At EPAA, we believe a better gender ratio will make for an enriched profession and our mission is simple – we want to inspire boys and men to consider the profession as a credible career choice and remove some of the stereotypes associated with the roles under the administrative umbrella.
Our campaign will seek to decrease this split over time, using a range of awareness raising initiatives in addition to educating the world of work at large on why this is a gender-neutral role.
The first stage of our campaign will showcase Male EAs and PAs who already undertake one of these roles and their career journeys. More information to be released shortly.
As part of our ‘Not just a girl’s job’ campaign, we recently conducted a survey on the issue of gender stereotypes in the EA/PA field, and received more than 50 responses from male Executive and Personal Assistants from across Europe, North America, Africa and the Asia-Pacific region.
The results of EPAA’s survey revealed that 42% of participants had experienced negative comments from colleagues based on inaccurate and outdated gender stereotypes.

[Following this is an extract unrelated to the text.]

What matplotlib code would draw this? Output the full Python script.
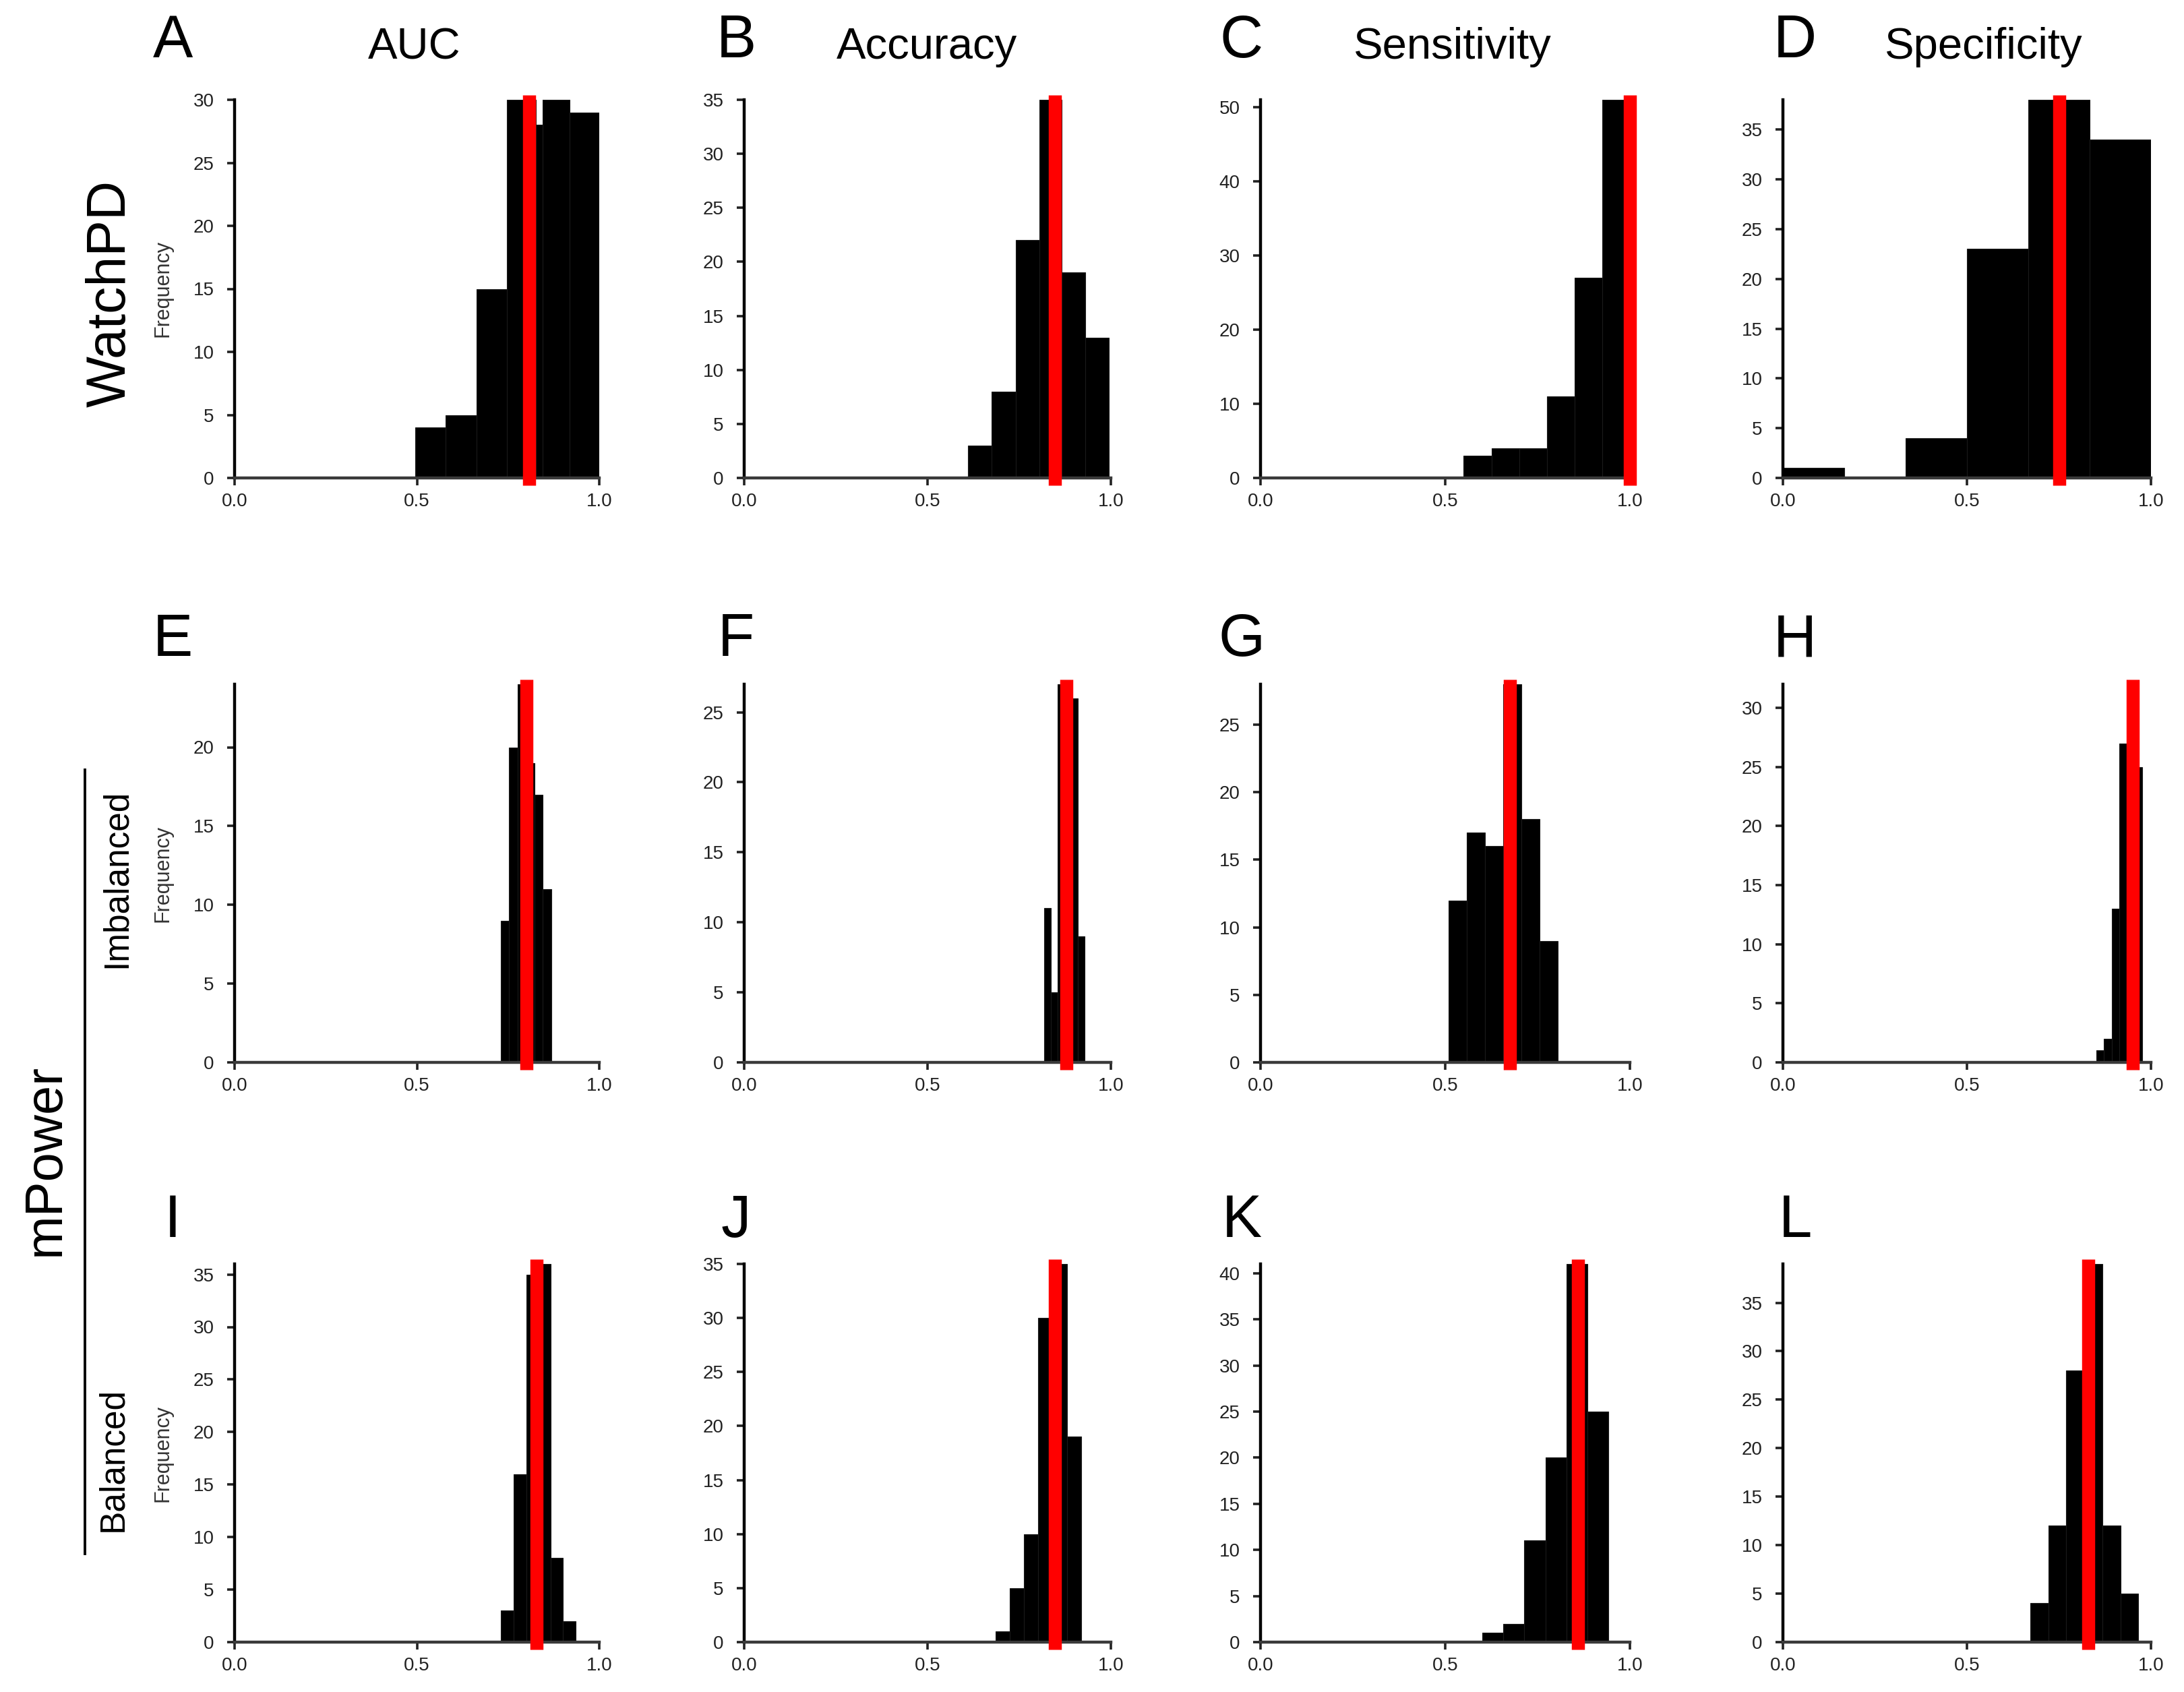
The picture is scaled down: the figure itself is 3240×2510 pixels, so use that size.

The issues raised by survey participants ranged from colleagues questioning their ability to perform the role to a satisfactory standard because of their gender, to people making assumptions about their sexuality because of the outdated cultural stereotype of the EA/PA role being a female career choice.
We hope to inspire boys and men to see the profession as a credible career choice and remove the stereotypes associated with the roles under the administrative umbrella.
Unfortunately, some of these issues appear to be deeply engrained in the business cultures, as one of our survey participants highlighted: “(One) agency refused to meet as I was not ‘a girl’. (For) other roles I have been told they want ‘a pretty face’…”.